Tiramisu is one of my favourite desserts and it is best unadulterated with just savoiardi biscuits, espresso coffee, Marsala, egg yolk, mascarpone, sugar and finished with a sprinkle of cocoa powder or grated chocolate. I did, however, make the exception and make Bill Granger’s variation – a tiramisu ice cream cake. It isn’t tiramisu but it is pretty special.
Ice cream cakes are always a bit of a hit around here. They have the advantage that you prepare them well ahead of time. I did find with this ice cream cake it is best to serve the entire cake in one sitting and not leave it to soften and then re-freeze so be sure you have 8 people for dinner. It needs to sit in the fridge for 30 minutes prior to serving to allow the ice cream to soften otherwise it can be quite hard to get a spoon through the layers.

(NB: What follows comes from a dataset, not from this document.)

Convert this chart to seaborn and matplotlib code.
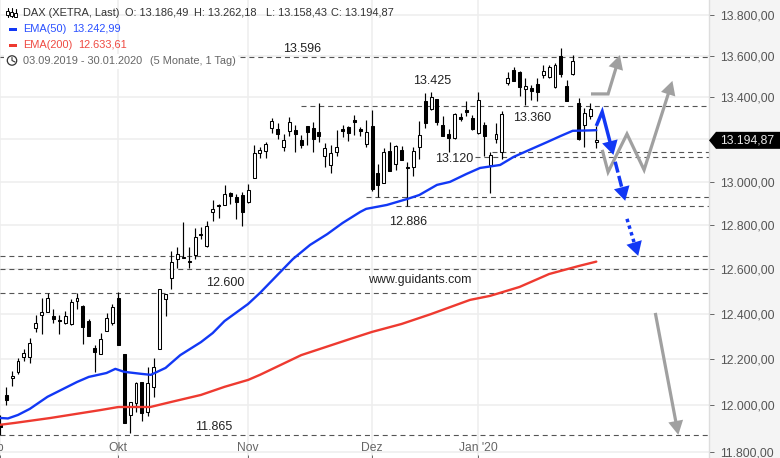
import matplotlib
matplotlib.use("Agg")
import matplotlib.pyplot as plt
import numpy as np
import pandas as pd
import seaborn as sns
from matplotlib.lines import Line2D
from matplotlib.patches import Polygon, Rectangle, Circle
from matplotlib.transforms import IdentityTransform, ScaledTranslation

# ---- data (index = trading day since 03.09.2019) ----
highs = [11959,12080,12149,12205,12245,12293,12395,12471,12493,12422,12395,12413,12467,12493,12440,12377,12262,12315,12404,12444,
         12498,12223,12015,12101,12101,12166,12205,12512,12489,12683,12701,12815,12701,12787,12792,12819,12916,12898,12986,12953,
         12944,12953,12990,13173,13164,13187,13301,13277,13225,13306,13268,13220,13263,13282,13373,13182,13173,13244,13268,13263,
         13316,13258,13292,13340,13084,13159,13187,13173,13169,13094,13164,13287,13421,13426,13392,13311,13249,13325,13325,13382,
         13316,13426,13282,13140,13277,13335,13522,13546,13527,13493,13459,13493,13556,13556,13566,13638,13484,13604,13397,13349,
         13373,13262]
tops = [11921,12045,12127,12192,12227,12271,12359,12408,12471,12390,12372,12390,12453,12471,12435,12368,12249,12289,12381,12431,
        12471,12223,12015,12097,12101,12097,12166,12512,12489,12633,12669,12655,12637,12746,12759,12796,12875,12893,12944,12949,
        12930,12939,12963,13136,13150,13178,13287,13249,13197,13282,13244,13197,13263,13254,13235,13159,13136,13164,13249,13258,
        13292,13249,13235,13263,13042,13140,13145,13169,13150,13070,13145,13220,13382,13401,13392,13268,13225,13321,13306,13340,
        13301,13387,13268,13126,13225,13321,13493,13532,13522,13455,13445,13464,13527,13546,13556,13600,13455,13575,13373,13325,
        13344,13195]
bottoms = [11908,12023,12119,12145,12210,12210,12337,12395,12408,12377,12370,12359,12355,12458,12342,12302,12231,12223,12324,12359,
           12262,11925,11959,12010,11968,11972,12080,12245,12467,12561,12646,12651,12633,12664,12755,12705,12861,12889,12893,12935,
           12907,12861,12907,13018,13136,13145,13254,13225,13164,13240,13225,13173,13235,13201,13216,13121,13079,13140,13240,13230,
           13282,13240,13178,12967,12986,12995,13051,13084,13103,13065,13070,13164,13278,13344,13282,13216,13206,13206,13297,13330,
           13249,13230,13216,13079,13201,13140,13469,13479,13450,13440,13430,13425,13508,13498,13450,13513,13382,13513,13201,13268,
           13311,13186]
lows = [11874,12002,12084,12136,12192,12184,12320,12311,12408,12359,12311,12355,12351,12422,12267,12302,12145,12223,12324,12351,
        12262,11925,11882,11972,11934,11955,12037,12245,12390,12512,12606,12651,12606,12646,12737,12701,12819,12833,12893,12898,
        12829,12796,12903,13018,13112,13112,13230,13201,13145,13216,13140,13159,13173,13140,13187,13070,13041,13121,13211,13192,
        13220,13216,13164,12958,12930,12995,13051,13056,13103,12889,13028,13108,13254,13340,13268,13216,13140,13201,13287,13311,
        13244,13225,13122,12948,13182,13108,13459,13479,13406,13363,13387,13382,13493,13493,13445,13498,13382,13508,13197,13164,
        13297,13158]
falling = [0,1,9,10,14,15,16,20,21,24,32,34,37,39,40,41,47,50,51,52,53,54,58,59,60,61,63,64,66,68,69,72,74,75,76,78,79,80,82,
           87,88,90,91,95,96,98]

ema50_day = [0,1.3,3,5,8,13,15,18,19.5,21,24,25.5,28,30.5,34,36,38,42,44,49.6,52.5,55.4,58,61,62,65.5,69,71,74,76.2,79,81.3,84.7,87,90,92.7,95,97,100,101]
ema50_val = [11946,11944,11959,11985,12037,12101,12123,12140,12158,12145,12136,12132,12162,12218,12275,12315,12368,12444,12493,12646,12710,12759,12810,12861,12875,12893,12921,12939,12986,13000,13037,13065,13079,13117,13154,13187,13216,13240,13242,13243]
ema200_day = [0,2.5,8.5,17,20,25.4,29,34,38,42,44,51,59.3,63,68,73,79.6,83,88,93,98,101]
ema200_val = [11917,11925,11946,11980,11993,11993,12015,12045,12080,12110,12132,12218,12289,12320,12355,12399,12462,12480,12520,12578,12614,12634]

levels = [13596,13360,13139,13116,12929,12886,12658,12600,12492,11873]
level_start = [0,51,83.3,80.5,62,67,0,0,0,0]

notes = ["13.596","13.425","13.360","13.120","12.886","12.600","11.865"]
note_day = [51.1,73.2,90.1,77,69.1,38.1,36.1]
note_val = [13632,13476,13300,13106,12814,12536,11907]

y_ticks = [13800,13600,13400,13200,13000,12800,12600,12400,12200,12000,11800]
y_labels = ["13.800,00","13.600,00","13.400,00","","13.000,00","12.800,00","12.600,00","12.400,00","12.200,00","12.000,00","11.800,00"]
x_ticks = [0,20,42,63,81]
x_labels = ["Sep","Okt","Nov","Dez","Jan '20"]
last_price = 13194.87

gray_paths = [([100.1,103,105],[13416,13416,13604]),
              ([102,103,106.2,109.1,113.9],[13150,13046,13225,13056,13479]),
              ([111,114.9],[12404,11874])]
blue_paths = [([101,102,103.9],[13263,13330,13126],"-"),
              ([104.2,105.9],[13094,12912],(0,(3.2,1))),
              ([106.2,108.1],[12829,12660],(0,(1,1)))]

# ---- style ----
sns.set_theme(style="white")
plt.rcParams["font.family"] = ["Liberation Sans", "DejaVu Sans"]
BLUE, RED, GRAY, TXT = "#1238f5", "#ee3a30", "#a0a0a0", "#333333"

W, H = 780, 458
fig = plt.figure(figsize=(W/100, H/100), dpi=100, facecolor="#f4f4f4")
ax = fig.add_axes([0, 0, 709/W, 1], facecolor="white")
ax.set_yscale("log")
ax.set_xlim(-0.05, 120.1)
ax.set_ylim(11776, 13875)

ax.set_yticks(y_ticks)
ax.set_yticklabels(y_labels)
ax.yaxis.set_minor_locator(matplotlib.ticker.NullLocator())
ax.yaxis.set_minor_formatter(matplotlib.ticker.NullFormatter())
ax.yaxis.tick_right()
ax.set_xticks(x_ticks)
ax.set_xticklabels(x_labels)
ax.tick_params(axis="y", which="major", direction="out", length=3.6, width=0.7, color="#666666",
               labelcolor="#555555", labelsize=8.7, pad=4.6, right=True, left=False)
ax.tick_params(axis="x", direction="in", length=2.5, width=0.7, color="#666666",
               labelcolor="#666666", labelsize=8.7, pad=-11.5, bottom=True)
sep_label = ax.get_xticklabels()[0]
sep_label.set_transform(sep_label.get_transform() + ScaledTranslation(-5/72, 0, fig.dpi_scale_trans))
ax.grid(True, color="#eeeeee", lw=1.1)
ax.set_axisbelow(True)
for s in ["top", "left", "bottom"]:
    ax.spines[s].set_visible(False)
ax.spines["right"].set_color("#dddddd")
ax.spines["right"].set_linewidth(1)

# levels
for lv, st in zip(levels, level_start):
    ax.plot([st, 120.1], [lv, lv], color="#555555", lw=0.8, ls=(0, (4.5, 3.5)), zorder=1.5)

# candles
n = len(highs)
days = np.arange(n)
ax.vlines(days, lows, highs, color="black", lw=0.85, zorder=2)
colors = ["black" if i in falling else "white" for i in days]
ax.bar(days, np.array(tops) - np.array(bottoms), bottom=bottoms, width=0.5,
       color=colors, edgecolor="black", linewidth=0.75, zorder=2.2)

# moving averages
sns.lineplot(x=ema200_day, y=ema200_val, ax=ax, color=RED, lw=1.7, estimator=None, sort=False, zorder=3)
sns.lineplot(x=ema50_day, y=ema50_val, ax=ax, color=BLUE, lw=1.7, estimator=None, sort=False, zorder=3)

for s, d, v in zip(notes, note_day, note_val):
    ax.text(d, v, s, ha="center", va="center", fontsize=9, color="#222222", zorder=4)
ax.text(71.1, 12553, "www.guidants.com", ha="center", va="center", fontsize=8.9, color="#222222", zorder=4)

ident = IdentityTransform()
def arrow(xs, ys, color, lw, ls="-", L=14, Wd=14):
    pts = ax.transData.transform(np.column_stack([xs, ys]))
    tip, prev = pts[-1], pts[-2]
    u = (tip - prev) / np.hypot(*(tip - prev))
    nrm = np.array([-u[1], u[0]])
    base = tip - u * L
    line = pts.copy()
    line[-1] = tip - u * L * 0.8
    ax.add_line(Line2D(line[:, 0], line[:, 1], transform=ident, color=color, lw=lw, ls=ls,
                       solid_joinstyle="miter", solid_capstyle="butt", dash_capstyle="butt", zorder=5))
    ax.add_patch(Polygon([tip, base + nrm * Wd / 2, base - nrm * Wd / 2], closed=True, transform=ident,
                         facecolor=color, edgecolor="none", zorder=5.1))

for xs, ys in gray_paths:
    arrow(xs, ys, GRAY, 2.3, Wd=15)
for xs, ys, ls in blue_paths:
    arrow(xs, ys, BLUE, 2.5, ls=ls, Wd=16)

# price tag (pixel offsets around the last price)
ty = ax.transData.transform((0, last_price))[1]
fig.add_artist(Polygon([(709, ty), (716, ty + 8.5), (780, ty + 8.5), (780, ty - 8.5), (716, ty - 8.5)],
                       closed=True, transform=ident, facecolor="black", edgecolor="none", zorder=6))
fig.text(720/W, ty/H, "13.194,87", color="#e8e8e8", fontsize=8.7, va="center", ha="left", zorder=7)

# header block
def py(p):
    return H - p
fig.add_artist(Rectangle((4, py(69)), 234, 15, transform=ident, facecolor="white", edgecolor="none", zorder=6))
def htxt(x, p, s, c):
    fig.text(x/W, py(p)/H, s, color=c, fontsize=7.9, va="center", ha="left", zorder=7)
htxt(23.3, 12.5, "DAX (XETRA, Last)", TXT)
htxt(125, 12.5, "O: 13.186,49", TXT)
htxt(194, 12.5, "H: 13.262,18", TXT)
htxt(266, 12.5, "L: 13.158,43", TXT)
htxt(331, 12.5, "C: 13.194,87", TXT)
htxt(23.3, 28.7, "EMA(50)", "#2a50ff")
htxt(72.3, 28.7, "13.242,99", "#2a50ff")
htxt(23.3, 44.7, "EMA(200)", "#ef4a42")
htxt(78.3, 44.7, "12.633,61", "#ef4a42")
htxt(23.3, 60.5, "03.09.2019 - 30.01.2020", "#666666")
htxt(150, 60.5, "(5 Monate, 1 Tag)", "#666666")

fig.add_artist(Rectangle((9, py(30.5)), 8, 3, transform=ident, facecolor=BLUE, edgecolor="none", zorder=7))
fig.add_artist(Rectangle((9, py(46.5)), 8, 3, transform=ident, facecolor=RED, edgecolor="none", zorder=7))
fig.add_artist(Circle((12, py(60.5)), 4.7, transform=ident, facecolor="white", edgecolor="#333333", lw=0.9, zorder=7))
fig.add_artist(Line2D([12, 12, 15], [py(57.5), py(60.5), py(62)], transform=ident, color="#333333", lw=0.8, zorder=7))
for x0, t, b, lo, hi in [(7.5, 11, 15, 8, 17), (11.5, 12, 16, 8, 17), (15.5, 13, 16.5, 9, 17)]:
    fig.add_artist(Line2D([x0, x0], [py(lo), py(hi)], transform=ident, color="black", lw=0.8, zorder=7))
    fig.add_artist(Rectangle((x0 - 1.4, py(b)), 2.8, b - t, transform=ident, facecolor="white",
                             edgecolor="black", lw=0.7, zorder=7.1))

fig.savefig("out.png", dpi=100, facecolor=fig.get_facecolor())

A simple dessert to make and quite impressive.
tiramisu ice cream cake
(from Bill Granger’s book ‘Feed Me Now’)
125ml strong black coffee, cooled
60ml Kahlua (or other coffee liqueur)
200g savoiardi (sponge finger biscuits)
1.5 litres vanilla ice cream, softened
150g good quality dark chocolate, grated
Line a 20cm square baking tin (preferably loose bottomed) with baking paper.
In a wide bowl combine the coffee, Kahlua and Marsala in a bowl. Dip the savoiardi into the coffee mix and line the base of the tin. Smooth over half the ice cream to form a layer over the savoiardi and sprinkle over half the chocolate.
Repeat with remaining savoiardi, ice cream and finish with remaining chocolate. Freeze for at least four hours or until frozen.
Take out of the freezer 30 minutes before serving and leave to soften in the fridge. Cut into squares to serve.